Author's Category Battle
| Category | INOKIM OX | INMOTION S1F |
|---|---|---|
| Weight | ❌ Heavier, harder to haul | ✅ Slightly lighter overall |
| Range | ✅ Strong, very usable range | ✅ Similarly long real range |
| Max Speed | ✅ Higher cruising potential | ❌ Slightly slower top end |
| Power | ✅ Stronger peak motor | ❌ Less headroom in motor |
| Battery Size | ✅ Larger energy buffer | ❌ Smaller overall capacity |
| Suspension | ✅ Quieter, more refined feel | ❌ Good but less plush |
| Design | ✅ Award-winning, iconic looks | ❌ Functional, less special |
| Safety | ✅ Superb stability, braking | ❌ Great lights, softer brakes |
| Practicality | ❌ Bulky, needs space | ✅ Better weather, rubber deck |
| Comfort | ✅ Magic-carpet glide | ✅ Very comfy cruiser |
| Features | ❌ Fewer smart extras | ✅ Lights, app, dual charge |
| Serviceability | ✅ Easier tyre work | ❌ More conventional teardown |
| Customer Support | ✅ Mature dealer network | ✅ Responsive, app-driven brand |
| Fun Factor | ✅ Carvey, engaging ride | ❌ Competent, less playful |
| Build Quality | ✅ Feels truly premium | ❌ Solid, but not luxury |
| Component Quality | ✅ Custom, higher-grade parts | ❌ More off-the-shelf |
| Brand Name | ✅ Long-standing scooter pioneer | ✅ Strong PEV reputation |
| Community | ✅ Loyal, almost cultish | ✅ Big, active user base |
| Lights (visibility) | ❌ Low, less visible front | ✅ High, bright, signalling |
| Lights (illumination) | ❌ Needs extra bar light | ✅ Good road coverage |
| Acceleration | ❌ Soft start tuning | ✅ Punchy for the class |
| Arrive with smile factor | ✅ Feels special every ride | ❌ Satisfying, less exciting |
| Arrive relaxed factor | ✅ Calm, super stable | ✅ Plush, easygoing cruiser |
| Charging speed | ❌ Long even when empty | ✅ Dual ports option |
| Reliability | ✅ Proven, long-term tanks | ✅ Solid, low failures |
| Folded practicality | ❌ Wide, not compact | ✅ Slightly easier to stash |
| Ease of transport | ❌ Awkward, heavier lift | ✅ Marginally more manageable |
| Handling | ✅ Sharper, more precise | ❌ Stable, but less agile |
| Braking performance | ✅ Strong, confidence-inspiring | ❌ Smooth, less bite |
| Riding position | ✅ Natural, well-balanced | ✅ Great for tall riders |
| Handlebar quality | ✅ Solid, minimal flex | ❌ Functional, less refined |
| Throttle response | ❌ Too gentle off the line | ✅ Lively, well-tuned |
| Dashboard/Display | ❌ Simple, basic readout | ✅ Large, clear, integrated |
| Security (locking) | ✅ Solid frame, good points | ✅ Also easy to lock |
| Weather protection | ❌ More cautious in rain | ✅ Higher water resistance |
| Resale value | ✅ Holds value very well | ❌ Depreciates more typically |
| Tuning potential | ✅ Popular with modders | ❌ Less enthusiast ecosystem |
| Ease of maintenance | ✅ Swingarm, quality fasteners | ❌ Standard, more fiddly tyres |
| Value for Money | ❌ Expensive, pay for finesse | ✅ Huge capability per euro |
Overall Winner Declaration
In the Numbers Freaks Corner, the INOKIM OX scores 4 points against the INMOTION S1F's 6. In the Author's Category Battle, the INOKIM OX gets 26 ✅ versus 22 ✅ for INMOTION S1F (with a few ties sprinkled in).
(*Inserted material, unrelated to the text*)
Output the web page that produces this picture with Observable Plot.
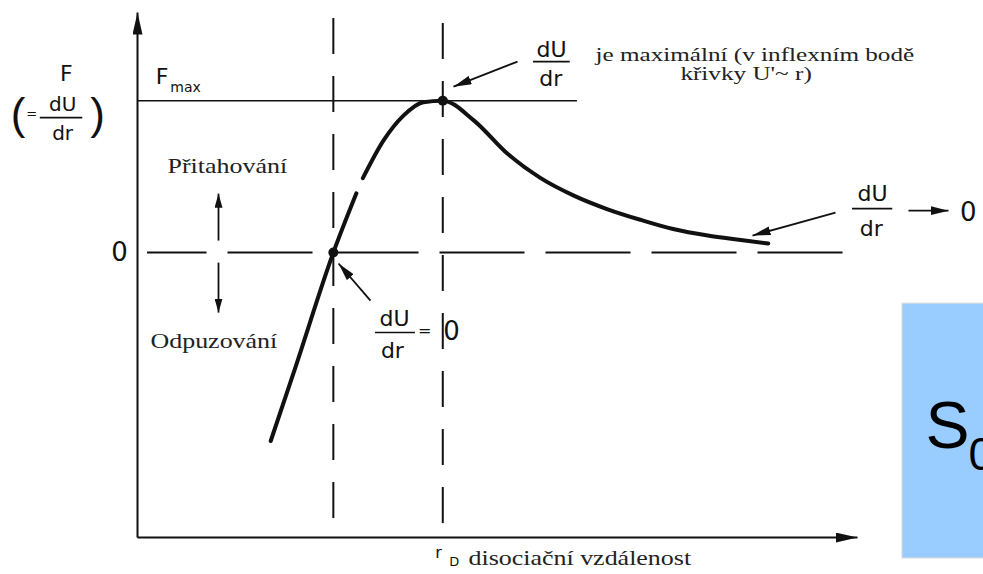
<!DOCTYPE html>
<html>
<head>
<meta charset="utf-8">
<script src="https://cdn.jsdelivr.net/npm/d3@7"></script>
<script src="https://cdn.jsdelivr.net/npm/@observablehq/plot@0.6"></script>
<style>
  html, body { margin: 0; padding: 0; background: #fff; overflow: hidden; }
  #chart svg { display: block; }
</style>
</head>
<body>
<div id="chart"></div>
<script>
// Interatomic force F = dU/dr against separation r (arbitrary units, Fmax = 1)
const separation = [1.85, 2.19, 2.72, 3.04, 3.08, 3.13, 3.42, 3.69, 3.97, 4.24, 4.67, 5.14, 5.60, 6.06, 6.53, 6.99, 7.44, 7.92, 8.38, 8.76];
const force      = [-1.24, -0.76, 0, 0.39, null, 0.49, 0.74, 0.90, 0.99, 1.00, 0.87, 0.65, 0.49, 0.375, 0.285, 0.215, 0.155, 0.112, 0.083, 0.06];

const zeroForceR = 2.72;   // dU/dr = 0 (equilibrium)
const maxForceR  = 4.24;   // r_D, dissociation distance (dU/dr maximal)
const maxForce   = 1;      // F_max

// Axis extents
const rExtent = [0, 10];
const fExtent = [-1.875, 1.58];

const curve = separation.map((r, i) => ({r, F: force[i]}));
const specialPoints = [
  {r: zeroForceR, F: 0},
  {r: maxForceR, F: maxForce}
];

const ink = "#111";
const sans = "DejaVu Sans, Liberation Sans, sans-serif";
const serif = "Liberation Serif, Times New Roman, serif";

// Arrow shafts; heads are attached below as SVG markers
const axisLines = [
  {x1: rExtent[0], y1: fExtent[0], x2: rExtent[0], y2: fExtent[1]},
  {x1: rExtent[0], y1: fExtent[0], x2: rExtent[1], y2: fExtent[0]}
];
const pointers = [
  {x1: 5.278, y1: 1.257, x2: 4.389, y2: 1.092},
  {x1: 3.236, y1: -0.316, x2: 2.792, y2: -0.072},
  {x1: 9.694, y1: 0.263, x2: 8.542, y2: 0.112},
  {x1: 10.708, y1: 0.276, x2: 11.264, y2: 0.276}
];
const directionArrows = [
  {x1: 1.125, y1: 0.079, x2: 1.125, y2: 0.388},
  {x1: 1.125, y1: -0.066, x2: 1.125, y2: -0.395}
];

// Fraction bars of the dU/dr labels
const fractionBars = [
  {y: 0.888, x1: -1.35, x2: -0.76},
  {y: 1.257, x1: 5.50, x2: 6.01},
  {y: 0.289, x1: 9.93, x2: 10.49},
  {y: -0.526, x1: 3.306, x2: 3.861}
];

const sansLabels = [
  {t: "F", x: -0.99, y: 1.178, s: 22},
  {t: "=", x: -1.47, y: 0.915, s: 13},
  {t: "dU", x: -1.04, y: 0.974, s: 20},
  {t: "dr", x: -1.04, y: 0.783, s: 20},
  {t: "F", x: 0.34, y: 1.158, s: 22},
  {t: "max", x: 0.667, y: 1.086, s: 14},
  {t: "0", x: -0.25, y: 0, s: 26},
  {t: "dU", x: 5.75, y: 1.336, s: 22},
  {t: "dr", x: 5.74, y: 1.145, s: 22},
  {t: "dU", x: 10.21, y: 0.388, s: 22},
  {t: "dr", x: 10.19, y: 0.158, s: 22},
  {t: "0", x: 11.54, y: 0.263, s: 26},
  {t: "dU", x: 3.57, y: -0.44, s: 22},
  {t: "dr", x: 3.54, y: -0.645, s: 22},
  {t: "=", x: 3.99, y: -0.513, s: 16},
  {t: "0", x: 4.36, y: -0.52, s: 26},
  {t: "r", x: 4.18, y: -1.974, s: 16},
  {t: "D", x: 4.40, y: -2.033, s: 13}
];
const parens = [
  {t: "(", x: -1.66, y: 0.908},
  {t: ")", x: -0.556, y: 0.908}
];

const serifLabels = [
  {t: "Přitahování", x: 0.417, y: 0.572},
  {t: "Odpuzování", x: 0.18, y: -0.579},
  {t: "disociační vzdálenost", x: 4.597, y: -2.007}
];
const serifNote = [
  {t: "je maximální (v inflexním bodě", x: 6.36, y: 1.297},
  {t: "křivky U'~ r)", x: 7.54, y: 1.175}
];

const chart = Plot.plot({
  width: 983,
  height: 574,
  marginLeft: 137,
  marginRight: 126,
  marginTop: 12,
  marginBottom: 37,
  x: {domain: rExtent, axis: null},
  y: {domain: fExtent, axis: null},
  style: {background: "white", overflow: "hidden"},
  marks: [
    // Slide panel on the right
    Plot.rect([0], {x1: 10.625, x2: 12.5, y1: -2.013, y2: -0.336, fill: "#99ccff", stroke: "#dcdcdc", strokeWidth: 1}),
    Plot.text(["S"], {x: 10.944, y: -1.145, text: d => d, textAnchor: "start", fontSize: 66, fontFamily: "Liberation Sans, Arial, sans-serif", fill: "#000"}),
    Plot.text(["0"], {x: 11.54, y: -1.336, text: d => d, textAnchor: "start", fontSize: 46, fontFamily: "Liberation Sans, Arial, sans-serif", fill: "#000"}),

    // F_max level
    Plot.ruleY([maxForce], {x1: 0, x2: 6.11, stroke: ink, strokeWidth: 1.5}),
    // F = 0 level
    Plot.ruleY([0], {x1: 0.139, x2: 9.97, stroke: ink, strokeWidth: 2, strokeDasharray: "85,21", strokeDashoffset: 25.5}),
    // Vertical guides at equilibrium and at r_D
    Plot.ruleX([zeroForceR], {y1: 1.54, y2: fExtent[0], stroke: ink, strokeWidth: 2, strokeDasharray: "36,22"}),
    Plot.ruleX([maxForceR], {y1: 1.507, y2: fExtent[0], stroke: ink, strokeWidth: 2, strokeDasharray: "36,22"}),

    // Force curve
    Plot.line(curve, {x: "r", y: "F", curve: "monotone-x", stroke: ink, strokeWidth: 4, strokeLinecap: "round"}),
    Plot.dot(specialPoints, {x: "r", y: "F", r: 5, fill: ink, stroke: null}),

    // Axes, pointers and direction arrows
    Plot.link(axisLines, {x1: "x1", y1: "y1", x2: "x2", y2: "y2", stroke: ink, strokeWidth: 2}),
    Plot.link(pointers, {x1: "x1", y1: "y1", x2: "x2", y2: "y2", stroke: ink, strokeWidth: 1.8}),
    Plot.link(directionArrows, {x1: "x1", y1: "y1", x2: "x2", y2: "y2", stroke: ink, strokeWidth: 1.8}),

    // Labels
    Plot.ruleY(fractionBars, {y: "y", x1: "x1", x2: "x2", stroke: ink, strokeWidth: 1.6}),
    Plot.text(sansLabels, {x: "x", y: "y", text: "t", fontSize: "s", fontFamily: sans, fill: ink, textAnchor: "middle"}),
    Plot.text(parens, {x: "x", y: "y", text: "t", fontSize: 44, fontFamily: "Liberation Sans, Arial, sans-serif", fill: ink, textAnchor: "middle", ariaLabel: "paren"}),
    Plot.text(serifLabels, {x: "x", y: "y", text: "t", fontSize: 22, fontFamily: serif, fill: "#222", textAnchor: "start"}),
    Plot.text(serifNote, {x: "x", y: "y", text: "t", fontSize: 18, fontFamily: serif, fill: "#222", textAnchor: "start"})
  ]
});

// Filled arrowheads for the link marks
const svg = d3.select(chart);
const defs = svg.insert("defs", ":first-child");
function arrowHead(id, len, half) {
  defs.append("marker")
    .attr("id", id)
    .attr("viewBox", `${-len} ${-half} ${len} ${2 * half}`)
    .attr("markerWidth", len)
    .attr("markerHeight", 2 * half)
    .attr("markerUnits", "userSpaceOnUse")
    .attr("orient", "auto")
    .attr("refX", 0)
    .attr("refY", 0)
    .append("path")
    .attr("d", `M0,0L${-len},${-half}L${-len},${half}Z`)
    .attr("fill", ink);
}
arrowHead("head-axis", 22, 5);
arrowHead("head-pointer", 18, 4.5);
arrowHead("head-small", 14, 4);
const linkGroups = svg.selectAll("g[aria-label='link']").nodes();
const headIds = ["head-axis", "head-pointer", "head-small"];
linkGroups.forEach((g, i) => {
  d3.select(g).selectAll("path").attr("marker-end", `url(#${headIds[i] || "head-pointer"})`);
});

// The serif lettering is set wide: stretch it horizontally about its anchor
const textGroups = svg.selectAll("g[aria-label='text']").nodes();
const stretch = new Map([[textGroups.length - 2, 1.18], [textGroups.length - 1, 1.4]]);
textGroups.forEach((g, i) => {
  if (!stretch.has(i)) return;
  d3.select(g).selectAll("text").attr("transform", function () {
    return `${this.getAttribute("transform") || ""} scale(${stretch.get(i)},1)`;
  });
});
// Thin tall parentheses
svg.selectAll("g[aria-label='paren'] text").attr("transform", function () {
  return `${this.getAttribute("transform") || ""} scale(0.8,1.05)`;
});

document.getElementById("chart").appendChild(chart);
</script>
</body>
</html>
Totals: INOKIM OX scores 30, INMOTION S1F scores 28.
Based on the scoring, the INOKIM OX is our overall winner. In daily use, the INOKIM OX simply feels like the more complete, more mature machine - the one that turns every commute into something you actually look forward to, rather than just endure. The INMOTION S1F fights back hard on price and practicality, and for many wallets it will be the only realistic option, but it can't quite match the OX's sense of polish and cohesion. If you can stretch to it, the OX is the scooter that will keep you smiling longest and ageing most gracefully. If you can't, the S1F is a very honest, very capable partner that will still change how you move around your city - just with a little less sparkle and a lot more financial breathing room.
That's our verdict when we try to stay objective – but hey, riding is mostly about emotions anyway, so pick the one that will make you look forward to your commute every single day.